Gordon attributes Johnson's smoothness in a stock car to his off-road background.
"In off-road racing, you don't just race on dirt, you race on many different kinds of dirt," he said. "You have pavement, you have gravel, you have sand, you have silt, you have dirt. It teaches you a lot of control. It teaches you a lot of throttle control. He has adapted well."
But Johnson didn't adapt right away. Not only did he struggle to get good finishes in the Busch Series driving for Stan and Randy Herzog, he also wrecked a lot in the No. 92 Chevrolet.
"I had a great career with the Herzogs in ASA," Johnson said. "We had a new start up team and Busch, and I'll certainly take responsibility for things I did wrong in learning my way around. I think my rookie year 2000 I tore up 15 cars. And as we got into year two and the team needed to grow, I don't think we were growing in the direction we needed to.

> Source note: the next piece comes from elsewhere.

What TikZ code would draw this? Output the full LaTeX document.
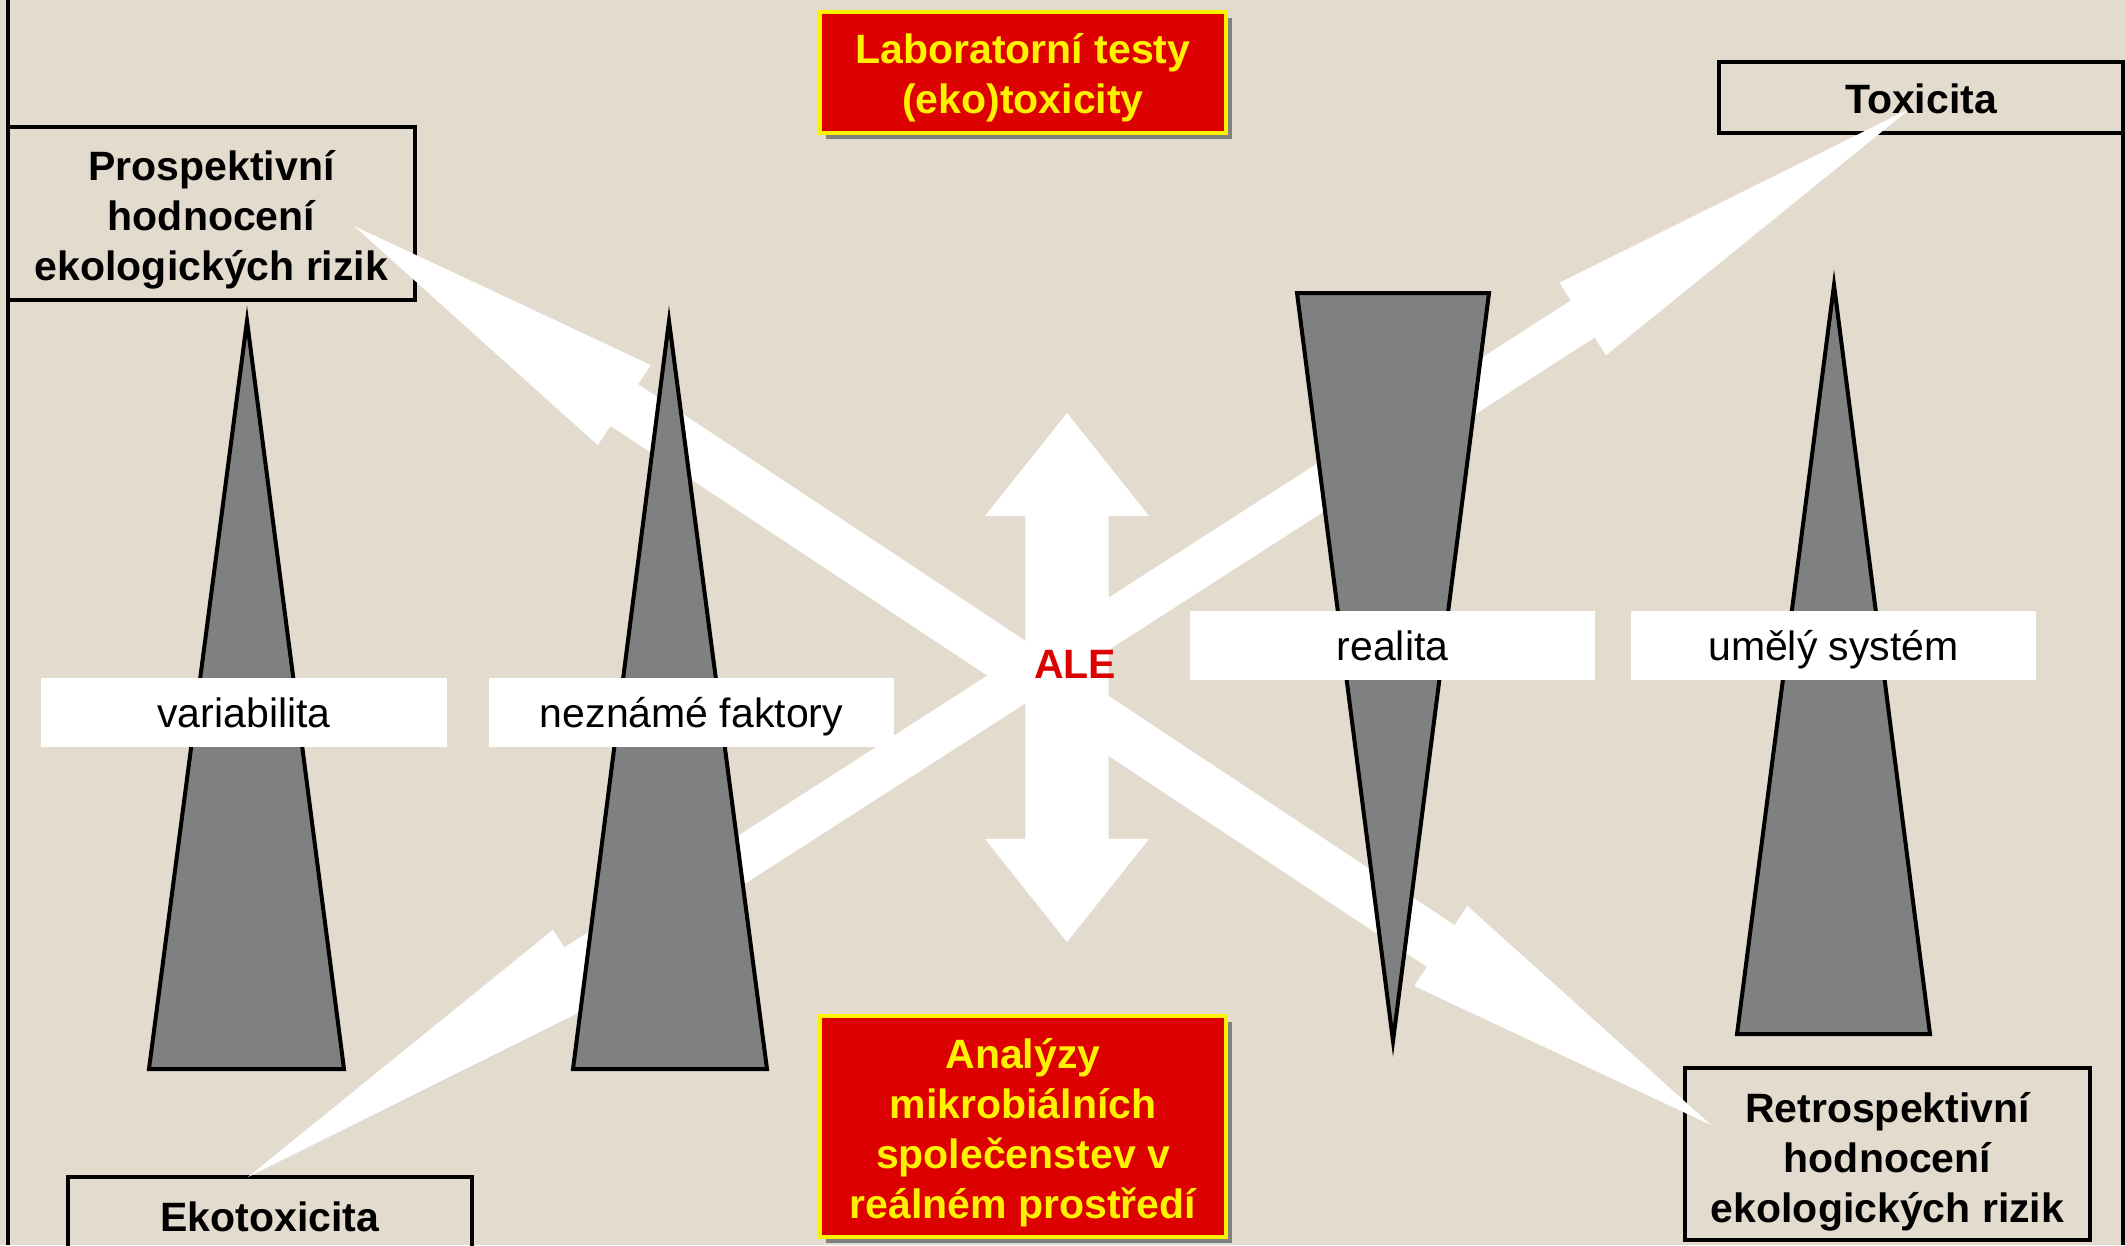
\documentclass[tikz,border=0pt]{standalone}
\usepackage{fontspec}
\setmainfont{Liberation Sans}
\usetikzlibrary{calc,shadows}

\pgfdeclarelayer{bg}
\pgfdeclarelayer{frames}
\pgfdeclarelayer{arrowlayer}
\pgfsetlayers{bg,frames,arrowlayer,main}

\definecolor{paper}{RGB}{227,219,205}
\definecolor{boxred}{RGB}{221,0,0}
\definecolor{wedgegray}{RGB}{128,128,128}
\definecolor{alered}{RGB}{221,0,0}

\newcommand{\titlefont}{\fontsize{11.66}{14.23}\selectfont\bfseries}
\newcommand{\tagfont}{\fontsize{11.66}{14.23}\selectfont}

% double-headed block arrow: #1 tip, #2 tip, #3 half shaft, #4 half head, #5 head length
\newcommand{\dblarrow}[5]{%
  \fill[arrowfill] (#1)
    -- ($(#1)!#5!(#2)!#4!90:(#2)$)
    -- ($(#1)!#5!(#2)!#3!90:(#2)$)
    -- ($(#2)!#5!(#1)!#3!-90:(#1)$)
    -- ($(#2)!#5!(#1)!#4!-90:(#1)$)
    -- (#2)
    -- ($(#2)!#5!(#1)!#4!90:(#1)$)
    -- ($(#2)!#5!(#1)!#3!90:(#1)$)
    -- ($(#1)!#5!(#2)!#3!-90:(#2)$)
    -- ($(#1)!#5!(#2)!#4!-90:(#2)$)
    -- cycle;}

\tikzset{
  outline/.style={draw=black, line width=0.035cm},
  framebox/.style={outline, inner sep=0pt},
  titletext/.style={inner sep=0pt, align=center, font=\titlefont, text=black},
  redbox/.style={fill=boxred, draw=yellow, line width=0.035cm, inner sep=0pt,
    drop shadow={shadow xshift=0.06cm, shadow yshift=-0.06cm, fill=wedgegray, opacity=1}},
  redtext/.style={inner sep=0pt, align=center, font=\titlefont, text=yellow},
  tag/.style={fill=white, inner sep=0pt, font=\tagfont, text=black,
    minimum width=4.05cm, minimum height=0.69cm, text height=0.30cm, text depth=0cm},
  wedge/.style={fill=wedgegray, draw=black, line width=0.04cm},
  arrowfill/.style={fill=white},
}

\begin{document}
\begin{tikzpicture}[x=0.01cm, y=-0.01cm]
\useasboundingbox (0,0) rectangle (2125,1245);

\begin{pgfonlayer}{bg}
  \fill[paper] (0,0) rectangle (2125,1245);
\end{pgfonlayer}

% slide edges
\draw[outline] (8,0) -- (8,1245);
\draw[outline] (2123,133) -- (2123,1245);

% black frames, kept below the arrows
\begin{pgfonlayer}{frames}
  \node[framebox, minimum width=4.07cm, minimum height=1.73cm] (pro) at (211.5,213.5) {};
  \node[framebox, minimum width=4.04cm, minimum height=0.71cm] (tox) at (1921,97.5) {};
  \node[framebox, minimum width=4.04cm, minimum height=0.71cm] (eko) at (270,1212.5) {};
  \node[framebox, minimum width=4.05cm, minimum height=1.72cm] (retro) at (1887.5,1154) {};
\end{pgfonlayer}

% their texts
\node[titletext] (proText) at ($(pro.center)+(0,6)$)
  {Prospektivní\\hodnocení\\ekologických rizik};
\node[titletext] (toxText) at ($(tox.center)+(0,1)$) {Toxicita};
\node[titletext] (ekoText) at ($(eko.center)+(0,4)$) {Ekotoxicita};
\node[titletext] (retroText) at ($(retro.center)+(0,8)$)
  {Retrospektivní\\hodnocení\\ekologických rizik};

% red method boxes
\node[redbox, minimum width=4.06cm, minimum height=1.21cm] (lab) at (1023,72.5) {};
\node[redtext] (labText) at ($(lab.center)+(0,5)$) {Laboratorní testy\\(eko)toxicity};
\node[redbox, minimum width=4.06cm, minimum height=2.21cm] (ana) at (1023,1126.5) {};
\node[redtext] (anaText) at ($(ana.center)+(0,6)$)
  {Analýzy\\mikrobiálních\\společenstev v\\reálném prostředí};

% arrow tips
\coordinate (proTip) at (354,226);
\coordinate (retroTip) at (1711,1125);
\coordinate (ekoTip) at (248,1177);
\coordinate (toxTip) at (1911,108);
\coordinate (labTip) at (1067,413);
\coordinate (anaTip) at (1067,942);

\begin{pgfonlayer}{arrowlayer}
  \dblarrow{proTip}{retroTip}{0.25cm}{0.48cm}{3.24cm}
  \dblarrow{ekoTip}{toxTip}{0.22cm}{0.43cm}{3.90cm}
  \dblarrow{labTip}{anaTip}{0.415cm}{0.82cm}{1.03cm}
\end{pgfonlayer}

% grey wedges
\draw[wedge] (247,321) -- (344,1069) -- (149,1069) -- cycle;
\draw[wedge] (669,321) -- (767,1069) -- (573,1069) -- cycle;
\draw[wedge] (1297,293) -- (1489,293) -- (1393,1041) -- cycle;
\draw[wedge] (1834,285) -- (1930,1034) -- (1737,1034) -- cycle;

% labels on the wedges
\node[tag] (var) at (244,712.5) {variabilita};
\node[tag] (nez) at (691.5,712.5) {neznámé faktory};
\node[tag] (real) at (1392.5,645.5) {realita};
\node[tag] (umel) at (1833.5,645.5) {umělý systém};

\node[font=\titlefont, text=alered, inner sep=0pt] (ale) at (1075,664) {ALE};
\end{tikzpicture}
\end{document}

"And with me leaving for Hendrick Motorsports in 2002, and with the challenges of any driver leaving a team, we didn't deal with that all that well internally."Johnson offers one other explanation for why he didn't fare better in the Busch Series - one that also explains why he has done few Busch races since moving up to Nextel Cup.
"There's a big difference between the two cars Cup and Busch, and I'm just much better with the higher horsepower Cup car," he said. "I think you look over history and see guys that dominate Busch and get in the Cup car and it doesn't necessarily work out. Then you have guys like Tony Stewart and myself that didn't have the best Busch careers but have had great Cup careers."
Gordon Impressed Early
Back when he was racing off-road at the Los Angeles Coliseum, Johnson was introduced by his supercross mentor, Rick Johnson (no relation), to then Chevrolet racing boss Herb Fishel.
Fishel put Johnson in a factory-backed ride in the stadium series and brought him to the attention of Hendrick, who was in the midst of winning four Winston Cup championships in five years in the late '90s with Gordon and Terry Labonte.
Jeff Gordon got to know Johnson after Johnson approached him for advice, and he pitched the Californian as his choice for the new No. 48 team. Hendrick liked the suggestion and sold Johnson to sponsor Lowe's.
"I remember meeting with Lowe's and the chairman Robert Niblock was sitting there saying, 'Can you win?'" Hendrick recalled. "Jimmie said, 'I can win.'"
Now, barring disaster Sunday, Johnson will become the first repeat champion in NASCAR's top level since Jeff Gordon in 1997-98.
That Johnson has won - and won big with little previous success in stock cars - says something about Jeff Gordon's instincts as a car owner and talent evaluator.
"The reason I suggested him to Rick Hendrick is because he impressed me before he was ever in a Cup car," Gordon said. "And I really thought if we put him in the kind of car and equipment that I had been in for all those years, he could have the same type of success that I had,
"And to me, he has the capability of having more success."